__Exercise details__
Without the images, output each record below as it stands.

__Listed entries__
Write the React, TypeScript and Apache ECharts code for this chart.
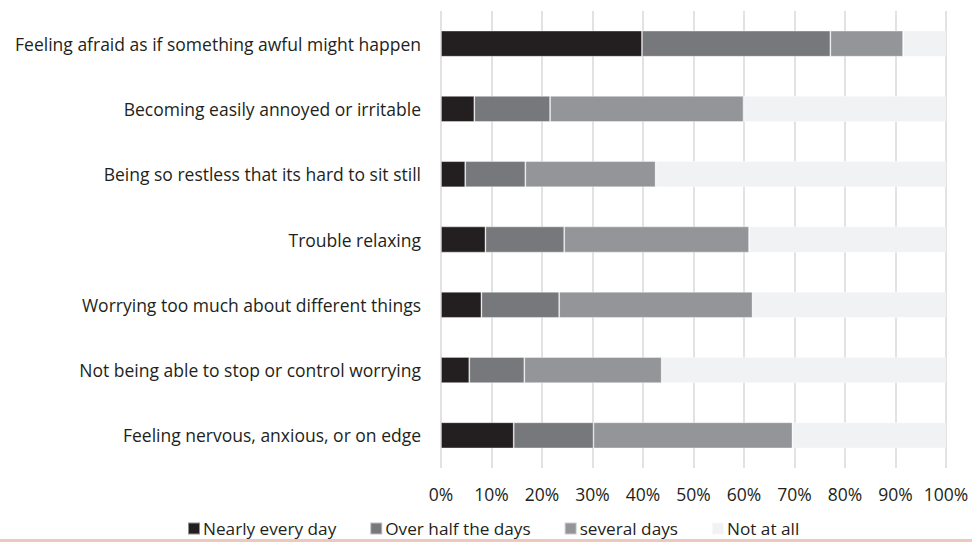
import React, { useEffect, useRef } from "react";
import * as echarts from "echarts";

// GAD-7 items, listed top to bottom
const items: string[] = [
  "Feeling afraid as if something awful might happen",
  "Becoming easily annoyed or irritable",
  "Being so restless that its hard to sit still",
  "Trouble relaxing",
  "Worrying too much about different things",
  "Not being able to stop or control worrying",
  "Feeling nervous, anxious, or on edge",
];

// Share of respondents (%) for each answer, same order as items
const nearlyEveryDay: number[] = [39.8, 6.6, 4.8, 8.8, 8.0, 5.6, 14.4];
const overHalfTheDays: number[] = [37.3, 15.0, 11.9, 15.6, 15.4, 10.9, 15.8];
const severalDays: number[] = [14.4, 38.3, 25.8, 36.6, 38.3, 27.2, 39.4];
const notAtAll: number[] = [8.5, 40.1, 57.5, 39.0, 38.3, 56.3, 30.4];

const seriesNames: string[] = ["Nearly every day", "Over half the days", "several days", "Not at all"];
const seriesColors: string[] = ["#231f20", "#77787b", "#939598", "#f1f2f4"];
const xTicks: number[] = [0, 10, 20, 30, 40, 50, 60, 70, 80, 90, 100];

const FONT = "'Open Sans', sans-serif";
const TEXT = "#231f20";

export default function App() {
  const ref = useRef<HTMLDivElement>(null);

  useEffect(() => {
    if (!ref.current) return;
    const chart = echarts.init(ref.current, undefined, { renderer: "svg" });
    const values = [nearlyEveryDay, overHalfTheDays, severalDays, notAtAll];

    chart.setOption({
      animation: false,
      backgroundColor: "#ffffff",
      textStyle: { fontFamily: FONT },
      grid: { left: 441, right: 26, top: 11, bottom: 74, containLabel: false },
      xAxis: {
        type: "value",
        min: xTicks[0],
        max: xTicks[xTicks.length - 1],
        interval: 10,
        axisLine: { show: false },
        axisTick: { show: false },
        splitLine: { show: true, lineStyle: { color: "#d9d9d9", width: 1.5 } },
        axisLabel: {
          formatter: (v: number) => `${v}%`,
          color: TEXT,
          fontSize: 17.5,
          fontFamily: FONT,
          margin: 17,
        },
      },
      yAxis: {
        type: "category",
        data: items,
        inverse: true,
        axisLine: { show: false },
        axisTick: { show: false },
        splitLine: { show: false },
        axisLabel: {
          color: TEXT,
          fontSize: 17.5,
          fontFamily: FONT,
          margin: 20,
        },
      },
      legend: {
        data: seriesNames,
        top: 515,
        left: 182,
        itemWidth: 12,
        itemHeight: 12,
        itemGap: 33,
        icon: "rect",
        textStyle: { color: TEXT, fontSize: 17.2, fontFamily: FONT, padding: [0, 0, 0, -2] },
      },
      series: seriesNames.map((name, i) => ({
        name,
        type: "bar",
        stack: "total",
        barCategoryGap: "60%",
        data: values[i],
        itemStyle: {
          color: seriesColors[i],
          borderColor: "rgba(255,255,255,0.5)",
          borderWidth: 0.8,
        },
      })),
      graphic: [
        {
          type: "rect",
          left: 0,
          top: 539,
          shape: { width: 972, height: 3 },
          style: { fill: "#ebcabd" },
          silent: true,
        },
      ],
    });

    return () => chart.dispose();
  }, []);

  return (
    <div
      ref={ref}
      style={{ position: "fixed", left: 0, top: 0, width: 972, height: 542 }}
    />
  );
}
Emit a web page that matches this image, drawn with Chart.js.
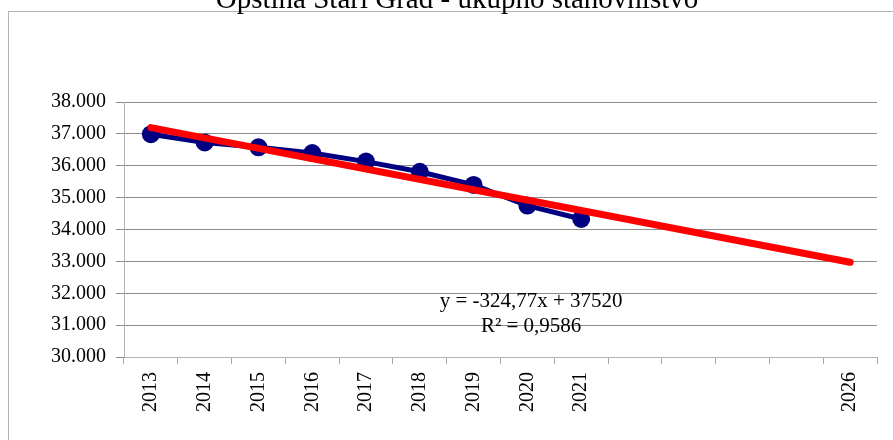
<!DOCTYPE html>
<html>
<head>
<meta charset="utf-8">
<script src="https://cdn.jsdelivr.net/npm/chart.js@4/dist/chart.umd.min.js"></script>
<style>
    html, body { margin: 0; padding: 0; background: #ffffff; }
    #wrap { width: 893px; height: 440px; position: relative; }
</style>
</head>
<body>
<div id="wrap"><canvas id="popChart"></canvas></div>
<script>
const chartTitle = 'Opština Stari Grad - ukupno stanovništvo';
const years = ['2013', '2014', '2015', '2016', '2017', '2018', '2019',
               '2020', '2021', '2022', '2023', '2024', '2025', '2026'];
const tickLabels = ['2013', '2014', '2015', '2016', '2017', '2018', '2019',
                    '2020', '2021', '', '', '', '', '2026'];
const population = [36990, 36730, 36580, 36400, 36130, 35810, 35400,
                    34750, 34330, null, null, null, null, null];
// linear trend, start and end
const trend = [37195, null, null, null, null, null, null,
               null, null, null, null, null, null, 32973];
const trendText = ['y = -324,77x + 37520', 'R² = 0,9586'];
const yTicks = { min: 30000, max: 38000, step: 1000 };

function formatThousands(v) {
    return String(v).replace(/\B(?=(\d{3})+(?!\d))/g, '.');
}

document.addEventListener('DOMContentLoaded', function() {
    const serif = '"Liberation Serif", "Times New Roman", serif';

    const frameAndText = {
        id: 'frameAndText',
        beforeDraw(chart) {
            const ctx = chart.ctx;
            ctx.save();
            ctx.fillStyle = '#ffffff';
            ctx.fillRect(0, 0, chart.width, chart.height);
            ctx.strokeStyle = '#b3b3b3';
            ctx.lineWidth = 1;
            ctx.strokeRect(8.5, 11.5, 1000, 1000);
            ctx.restore();
        },
        afterDraw(chart) {
            const ctx = chart.ctx;
            const x = chart.scales.x;
            const y = chart.scales.y;
            ctx.save();
            ctx.fillStyle = '#000000';
            ctx.textAlign = 'center';
            ctx.textBaseline = 'alphabetic';
            ctx.font = '29px ' + serif;
            ctx.fillText(chartTitle, 457, 8);

            // trendline label, placed in data coordinates
            const cx = x.getPixelForValue(7.07);
            ctx.font = '21px ' + serif;
            ctx.fillText(trendText[0], cx, y.getPixelForValue(31560));
            ctx.fillText(trendText[1], cx, y.getPixelForValue(30770));
            ctx.restore();
        }
    };

    new Chart(document.getElementById('popChart'), {
        type: 'line',
        data: {
            labels: years,
            datasets: [{
                label: 'Linear trend',
                data: trend,
                borderColor: '#ff0000',
                borderWidth: 7,
                borderCapStyle: 'round',
                pointRadius: 0,
                spanGaps: true,
                tension: 0,
                order: 0
            }, {
                label: 'Stanovništvo',
                data: population,
                borderColor: '#000080',
                backgroundColor: '#000080',
                borderWidth: 5,
                pointRadius: 9,
                pointBorderWidth: 0,
                tension: 0,
                order: 1
            }]
        },
        options: {
            responsive: true,
            maintainAspectRatio: false,
            animation: false,
            layout: { padding: { top: 102, right: 16, left: 0, bottom: 0 } },
            plugins: {
                legend: { display: false },
                tooltip: { enabled: false }
            },
            scales: {
                x: {
                    offset: true,
                    afterFit(scale) { scale.height = 83; },
                    grid: {
                        offset: true,
                        drawOnChartArea: false,
                        tickLength: 7,
                        color: '#a6a6a6'
                    },
                    border: { color: '#b3b3b3' },
                    ticks: {
                        autoSkip: false,
                        minRotation: 90,
                        maxRotation: 90,
                        padding: 8,
                        color: '#000000',
                        font: { family: serif, size: 20 },
                        callback: function(value, index) { return tickLabels[index]; }
                    }
                },
                y: {
                    min: yTicks.min,
                    max: yTicks.max,
                    afterFit(scale) { scale.width = 124; },
                    grid: { color: '#8c8c8c', tickLength: 8 },
                    border: { color: '#b3b3b3' },
                    ticks: {
                        stepSize: yTicks.step,
                        padding: 10,
                        color: '#000000',
                        font: { family: serif, size: 20 },
                        callback: function(value) { return formatThousands(value); }
                    }
                }
            }
        },
        plugins: [frameAndText]
    });
});
</script>
</body>
</html>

__Exercise output__
Write the React, TypeScript and Apache ECharts code for this chart.
import React, { useEffect, useRef } from "react";
import * as echarts from "echarts";

// GAD-7 items, listed top to bottom
const items: string[] = [
  "Feeling afraid as if something awful might happen",
  "Becoming easily annoyed or irritable",
  "Being so restless that its hard to sit still",
  "Trouble relaxing",
  "Worrying too much about different things",
  "Not being able to stop or control worrying",
  "Feeling nervous, anxious, or on edge",
];

// Share of respondents (%) for each answer, same order as items
const nearlyEveryDay: number[] = [39.8, 6.6, 4.8, 8.8, 8.0, 5.6, 14.4];
const overHalfTheDays: number[] = [37.3, 15.0, 11.9, 15.6, 15.4, 10.9, 15.8];
const severalDays: number[] = [14.4, 38.3, 25.8, 36.6, 38.3, 27.2, 39.4];
const notAtAll: number[] = [8.5, 40.1, 57.5, 39.0, 38.3, 56.3, 30.4];

const seriesNames: string[] = ["Nearly every day", "Over half the days", "several days", "Not at all"];
const seriesColors: string[] = ["#231f20", "#77787b", "#939598", "#f1f2f4"];
const xTicks: number[] = [0, 10, 20, 30, 40, 50, 60, 70, 80, 90, 100];

const FONT = "'Open Sans', sans-serif";
const TEXT = "#231f20";

export default function App() {
  const ref = useRef<HTMLDivElement>(null);

  useEffect(() => {
    if (!ref.current) return;
    const chart = echarts.init(ref.current, undefined, { renderer: "svg" });
    const values = [nearlyEveryDay, overHalfTheDays, severalDays, notAtAll];

    chart.setOption({
      animation: false,
      backgroundColor: "#ffffff",
      textStyle: { fontFamily: FONT },
      grid: { left: 441, right: 26, top: 11, bottom: 74, containLabel: false },
      xAxis: {
        type: "value",
        min: xTicks[0],
        max: xTicks[xTicks.length - 1],
        interval: 10,
        axisLine: { show: false },
        axisTick: { show: false },
        splitLine: { show: true, lineStyle: { color: "#d9d9d9", width: 1.5 } },
        axisLabel: {
          formatter: (v: number) => `${v}%`,
          color: TEXT,
          fontSize: 17.5,
          fontFamily: FONT,
          margin: 17,
        },
      },
      yAxis: {
        type: "category",
        data: items,
        inverse: true,
        axisLine: { show: false },
        axisTick: { show: false },
        splitLine: { show: false },
        axisLabel: {
          color: TEXT,
          fontSize: 17.5,
          fontFamily: FONT,
          margin: 20,
        },
      },
      legend: {
        data: seriesNames,
        top: 515,
        left: 182,
        itemWidth: 12,
        itemHeight: 12,
        itemGap: 33,
        icon: "rect",
        textStyle: { color: TEXT, fontSize: 17.2, fontFamily: FONT, padding: [0, 0, 0, -2] },
      },
      series: seriesNames.map((name, i) => ({
        name,
        type: "bar",
        stack: "total",
        barCategoryGap: "60%",
        data: values[i],
        itemStyle: {
          color: seriesColors[i],
          borderColor: "rgba(255,255,255,0.5)",
          borderWidth: 0.8,
        },
      })),
      graphic: [
        {
          type: "rect",
          left: 0,
          top: 539,
          shape: { width: 972, height: 3 },
          style: { fill: "#ebcabd" },
          silent: true,
        },
      ],
    });

    return () => chart.dispose();
  }, []);

  return (
    <div
      ref={ref}
      style={{ position: "fixed", left: 0, top: 0, width: 972, height: 542 }}
    />
  );
}
Emit a web page that matches this image, drawn with Chart.js.
<!DOCTYPE html>
<html>
<head>
<meta charset="utf-8">
<script src="https://cdn.jsdelivr.net/npm/chart.js@4/dist/chart.umd.min.js"></script>
<style>
    html, body { margin: 0; padding: 0; background: #ffffff; }
    #wrap { width: 893px; height: 440px; position: relative; }
</style>
</head>
<body>
<div id="wrap"><canvas id="popChart"></canvas></div>
<script>
const chartTitle = 'Opština Stari Grad - ukupno stanovništvo';
const years = ['2013', '2014', '2015', '2016', '2017', '2018', '2019',
               '2020', '2021', '2022', '2023', '2024', '2025', '2026'];
const tickLabels = ['2013', '2014', '2015', '2016', '2017', '2018', '2019',
                    '2020', '2021', '', '', '', '', '2026'];
const population = [36990, 36730, 36580, 36400, 36130, 35810, 35400,
                    34750, 34330, null, null, null, null, null];
// linear trend, start and end
const trend = [37195, null, null, null, null, null, null,
               null, null, null, null, null, null, 32973];
const trendText = ['y = -324,77x + 37520', 'R² = 0,9586'];
const yTicks = { min: 30000, max: 38000, step: 1000 };

function formatThousands(v) {
    return String(v).replace(/\B(?=(\d{3})+(?!\d))/g, '.');
}

document.addEventListener('DOMContentLoaded', function() {
    const serif = '"Liberation Serif", "Times New Roman", serif';

    const frameAndText = {
        id: 'frameAndText',
        beforeDraw(chart) {
            const ctx = chart.ctx;
            ctx.save();
            ctx.fillStyle = '#ffffff';
            ctx.fillRect(0, 0, chart.width, chart.height);
            ctx.strokeStyle = '#b3b3b3';
            ctx.lineWidth = 1;
            ctx.strokeRect(8.5, 11.5, 1000, 1000);
            ctx.restore();
        },
        afterDraw(chart) {
            const ctx = chart.ctx;
            const x = chart.scales.x;
            const y = chart.scales.y;
            ctx.save();
            ctx.fillStyle = '#000000';
            ctx.textAlign = 'center';
            ctx.textBaseline = 'alphabetic';
            ctx.font = '29px ' + serif;
            ctx.fillText(chartTitle, 457, 8);

            // trendline label, placed in data coordinates
            const cx = x.getPixelForValue(7.07);
            ctx.font = '21px ' + serif;
            ctx.fillText(trendText[0], cx, y.getPixelForValue(31560));
            ctx.fillText(trendText[1], cx, y.getPixelForValue(30770));
            ctx.restore();
        }
    };

    new Chart(document.getElementById('popChart'), {
        type: 'line',
        data: {
            labels: years,
            datasets: [{
                label: 'Linear trend',
                data: trend,
                borderColor: '#ff0000',
                borderWidth: 7,
                borderCapStyle: 'round',
                pointRadius: 0,
                spanGaps: true,
                tension: 0,
                order: 0
            }, {
                label: 'Stanovništvo',
                data: population,
                borderColor: '#000080',
                backgroundColor: '#000080',
                borderWidth: 5,
                pointRadius: 9,
                pointBorderWidth: 0,
                tension: 0,
                order: 1
            }]
        },
        options: {
            responsive: true,
            maintainAspectRatio: false,
            animation: false,
            layout: { padding: { top: 102, right: 16, left: 0, bottom: 0 } },
            plugins: {
                legend: { display: false },
                tooltip: { enabled: false }
            },
            scales: {
                x: {
                    offset: true,
                    afterFit(scale) { scale.height = 83; },
                    grid: {
                        offset: true,
                        drawOnChartArea: false,
                        tickLength: 7,
                        color: '#a6a6a6'
                    },
                    border: { color: '#b3b3b3' },
                    ticks: {
                        autoSkip: false,
                        minRotation: 90,
                        maxRotation: 90,
                        padding: 8,
                        color: '#000000',
                        font: { family: serif, size: 20 },
                        callback: function(value, index) { return tickLabels[index]; }
                    }
                },
                y: {
                    min: yTicks.min,
                    max: yTicks.max,
                    afterFit(scale) { scale.width = 124; },
                    grid: { color: '#8c8c8c', tickLength: 8 },
                    border: { color: '#b3b3b3' },
                    ticks: {
                        stepSize: yTicks.step,
                        padding: 10,
                        color: '#000000',
                        font: { family: serif, size: 20 },
                        callback: function(value) { return formatThousands(value); }
                    }
                }
            }
        },
        plugins: [frameAndText]
    });
});
</script>
</body>
</html>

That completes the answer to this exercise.